The PAST PERFECT CONTINUOUS (HAD BEEN DOING, HAD BEEN EATING) has the same relationship to the Past Perfect Simple as the Present Perfect Continuous does to the Present Perfect Simple.

The Past Perfect Continuous is used to talk about an activity which took place a certain period of time before something else happened.

The important thing is not the result but the activity. We are interested in the continuity or duration of the activity or situation.

TENSE MARKER:
How long...?

e.g. Tony looked tired. He had been working all day. He had written three chapters of his new novel.

6

PAST SIMPLE  vs.  PAST OF INTENTION

The PAST OF INTENTION (WAS GOING TO DO, WERE GOING TO EAT) expresses what someone planned or intended to do in the past. Usually this plan was never fulfilled (completed, performed) becaue something convinced the person to do something else.
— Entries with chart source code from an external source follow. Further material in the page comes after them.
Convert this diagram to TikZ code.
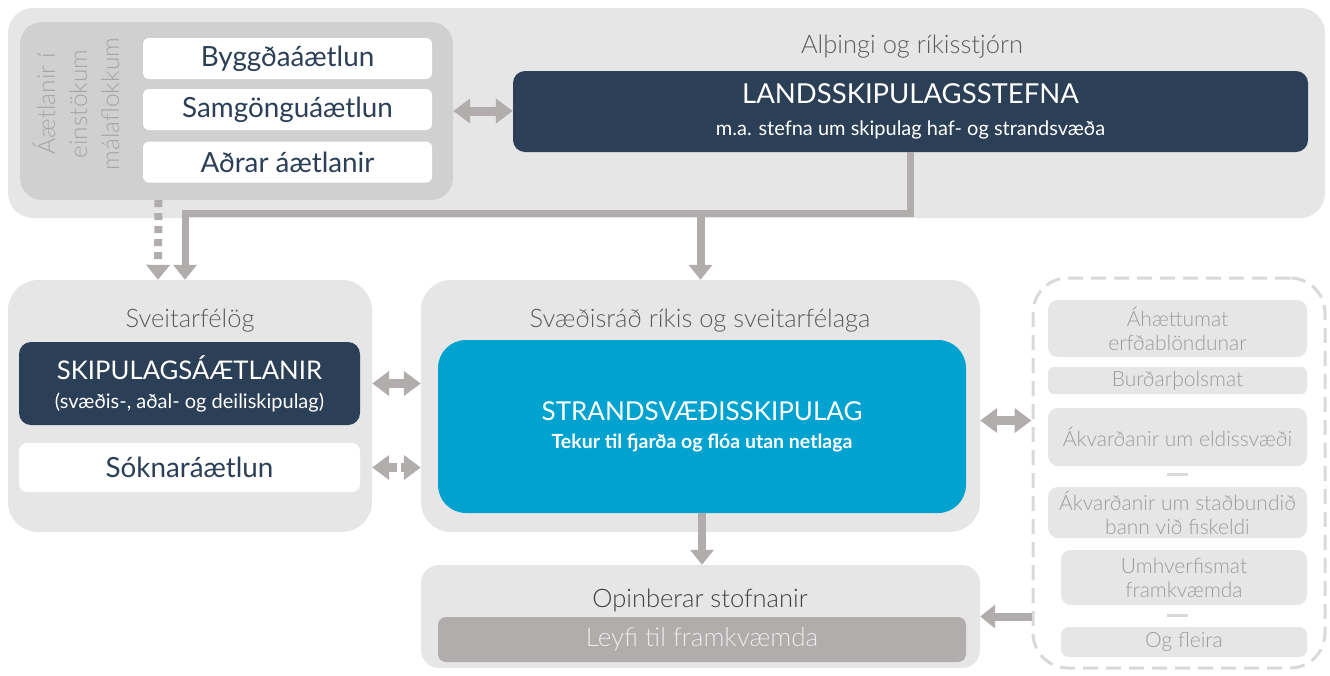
\documentclass[tikz,border=0pt]{standalone}
\usepackage{fontspec}
\setmainfont{Lato}
\newfontfamily\lightfont{Lato Light}
\usetikzlibrary{arrows.meta}

\definecolor{panelgray}{HTML}{E6E6E6}
\definecolor{plangray}{HTML}{D1D0D0}
\definecolor{navy}{HTML}{2B3F56}
\definecolor{seablue}{HTML}{00A2CF}
\definecolor{arrowgray}{HTML}{B1ADAC}
\definecolor{labelgray}{HTML}{5C5C5C}
\definecolor{softgray}{HTML}{9C9C9C}
\definecolor{linegray}{HTML}{D9D9D9}

\tikzset{
  panel/.style={fill=panelgray, rounded corners=30pt, inner sep=0pt},
  paneltitle/.style={text=labelgray, font=\lightfont\fontsize{25.5}{30}\selectfont},
  whitebox/.style={fill=white, rounded corners=6pt, inner sep=0pt, text=navy,
    font=\fontsize{27.8}{32}\selectfont},
  darkbox/.style={fill=navy, rounded corners=12pt, inner sep=0pt, text=white, align=center},
  itembox/.style={fill=panelgray, rounded corners=10pt, inner sep=0pt, text=softgray,
    align=center, font=\lightfont\fontsize{21}{24}\selectfont},
  flow/.style={draw=arrowgray, line width=8pt, -{Triangle[length=15pt,width=23pt]}},
  twoway/.style={draw=arrowgray, line width=9pt,
    {Triangle[length=17pt,width=24pt]}-{Triangle[length=17pt,width=24pt]}},
}

\begin{document}
\begin{tikzpicture}[x=1pt, y=-1pt]
  \useasboundingbox (0,0) rectangle (1330,675);

  % Alþingi og ríkisstjórn
  \node[panel, rounded corners=25pt, minimum width=1317pt, minimum height=210pt] (state) at (666.5,113) {};
  \node[paneltitle] (statetitle) at (912,47) {Alþingi og ríkisstjórn};
  \node[panel, fill=plangray, rounded corners=22pt, minimum width=433pt, minimum height=178pt] (plans) at (236.5,111) {};
  \node[rotate=90, align=center, text=softgray!90, font=\lightfont\fontsize{24.5}{32}\selectfont] (plantitle) at (76,104)
    {Áætlanir í\\einstökum\\málaflokkum};
  \node[whitebox, minimum width=289pt, minimum height=41pt] (byggd) at (287.5,58.5) {Byggðaáætlun};
  \node[whitebox, minimum width=289pt, minimum height=41pt] (samg) at (287.5,109.5) {Samgönguáætlun};
  \node[whitebox, minimum width=289pt, minimum height=41pt] (adrar) at (287.5,162) {Aðrar áætlanir};
  \node[darkbox, minimum width=795pt, minimum height=81pt, font=\fontsize{20}{32}\selectfont] (lands) at (910.5,111.5)
    {{\fontsize{27.5}{32}\selectfont LANDSSKIPULAGSSTEFNA}\\m.a. stefna um skipulag haf- og strandsvæða};

  % Sveitarfélög
  \node[panel, minimum width=364pt, minimum height=252pt] (sveit) at (190,406) {};
  \node[paneltitle] (sveittitle) at (190,321) {Sveitarfélög};
  \node[darkbox, minimum width=341pt, minimum height=83pt, font=\fontsize{20}{29}\selectfont] (skip) at (189.5,383.5)
    {{\fontsize{25.7}{29}\selectfont SKIPULAGSÁÆTLANIR}\\(svæðis-, aðal- og deiliskipulag)};
  \node[whitebox, rounded corners=8pt, minimum width=341pt, minimum height=49pt] (sokn) at (189.5,467.5) {Sóknaráætlun};

  % Svæðisráð
  \node[panel, minimum width=559pt, minimum height=252pt] (svaed) at (700.5,406) {};
  \node[paneltitle] (svaedtitle) at (700,321) {Svæðisráð ríkis og sveitarfélaga};
  \node[darkbox, fill=seablue, rounded corners=28pt, minimum width=528pt, minimum height=173pt,
    font=\bfseries\fontsize{19.5}{28}\selectfont] (strand) at (702,426.5)
    {{\mdseries\fontsize{26}{28}\selectfont STRANDSVÆÐISSKIPULAG}\\Tekur til fjarða og flóa utan netlaga};

  % Opinberar stofnanir
  \node[panel, rounded corners=18pt, minimum width=559pt, minimum height=103pt] (opin) at (700.5,616.5) {};
  \node[paneltitle, text=black!75] (opintitle) at (700,600) {Opinberar stofnanir};
  \node[fill=arrowgray, rounded corners=8pt, inner sep=0pt, minimum width=528pt, minimum height=45pt,
    text=white!92!black, font=\lightfont\fontsize{26}{30}\selectfont] (leyfi) at (702,639.5) {Leyfi til framkvæmda};

  % other decisions
  \node[draw=linegray, line width=3pt, dash pattern=on 15pt off 8pt, fill=white, rounded corners=35pt,
    minimum width=292pt, minimum height=390pt] (other) at (1179,473) {};
  \node[itembox, minimum width=259pt, minimum height=57pt] (ahaett) at (1177.5,328.5) {Áhættumat\\erfðablöndunar};
  \node[itembox, rounded corners=6pt, minimum width=259pt, minimum height=27pt] (burd) at (1177.5,380.5) {Burðarþolsmat};
  \node[itembox, minimum width=259pt, minimum height=58pt] (eldi) at (1177.5,437) {Ákvarðanir um eldissvæði};
  \node[itembox, minimum width=259pt, minimum height=51pt] (bann) at (1177.5,512.5) {Ákvarðanir um staðbundið\\bann við fiskeldi};
  \node[itembox, minimum width=246pt, minimum height=55pt] (umhv) at (1184,577.5) {Umhverfismat\\framkvæmda};
  \node[itembox, rounded corners=8pt, minimum width=246pt, minimum height=30pt] (fleira) at (1184,642) {Og fleira};
  \fill[linegray] (1167,472.5) rectangle (1188,475.5);
  \fill[linegray] (1167,613.5) rectangle (1188,616.5);

  % connectors
  \draw[twoway] (plans.east) -- (lands.west |- plans.east);
  \path (lands.south) ++(0,61) coordinate (split);
  \draw[flow, line width=7pt] (lands.south) -- (split) -| ([xshift=-5pt]sveit.north);
  \draw[flow] (split -| svaed.north) -- (svaed.north);
  \draw[flow, dash pattern=on 7pt off 6pt] ([xshift=-78pt]plans.south) -- ([xshift=-32pt]sveit.north);
  \draw[twoway] (sveit.east |- skip) -- (svaed.west |- skip);
  \draw[twoway, dash pattern=on 9pt off 4pt] (sveit.east |- sokn) -- (svaed.west |- sokn);
  \draw[twoway] ([yshift=6pt]svaed.east |- strand) -- ([yshift=6pt]other.west |- strand);
  \draw[flow] (strand.south) -- (opin.north -| strand.south);
  \draw[flow] (other.west |- opin) -- (opin.east);
\end{tikzpicture}
\end{document}
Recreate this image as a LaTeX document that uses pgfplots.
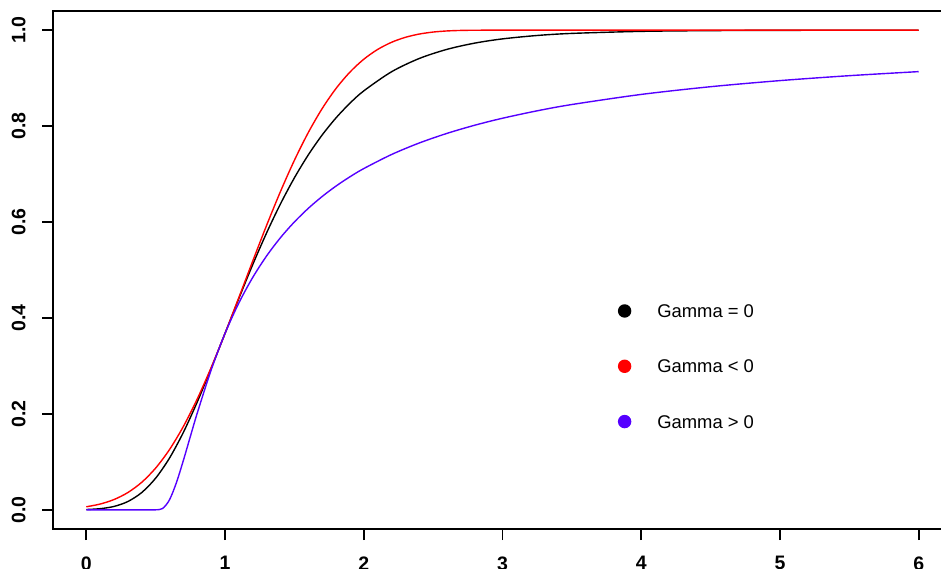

e.g. I was going to fly to New York by Concord but after the accident I decided to go in a regular flight.

7

PAST SIMPLE  vs.  USED TO

USED TO (negative, DIDN'T USE) emphasizes that something happened regularly over a period of time, but does not happen now.

e.g. I used to smoke when I was younger (but I don't any more).

USED TO cannot be used to say how often something happened:

e.g. We went to Africa three times in my childhood (not "we used to go to Africa three times..."),

USED TO canot be used with specific time periods (e.g. "for five years"):

e.g. England controlled parts of France for over four centuries (not "used to control...").

8

USED TO  vs.  WOULD

WOULD can be used to talk about past routine. With WOULD we have to mention a specific time (if not, it sounds like a conditional).

USED TO is used to talk about past routine (discontinued habits and past states), and is much more common in modern English. Always remember this: IF YOU ARE IN DOUBT USE "USED TO".

e.g.  When I was 25, I used to go on jogging every morning.
e.g.  I would go jogging every morning when I lived in New York.
e.g.  I used to have a
small hairy dog. (not WOULD)
e.g.  There used to be a post office on the corner of that street. (not WOULD)
e.g.  He used to be a handsome man but now he is fat and bald !!
e.g. 
Slovenia used to be part of Yugoslavia.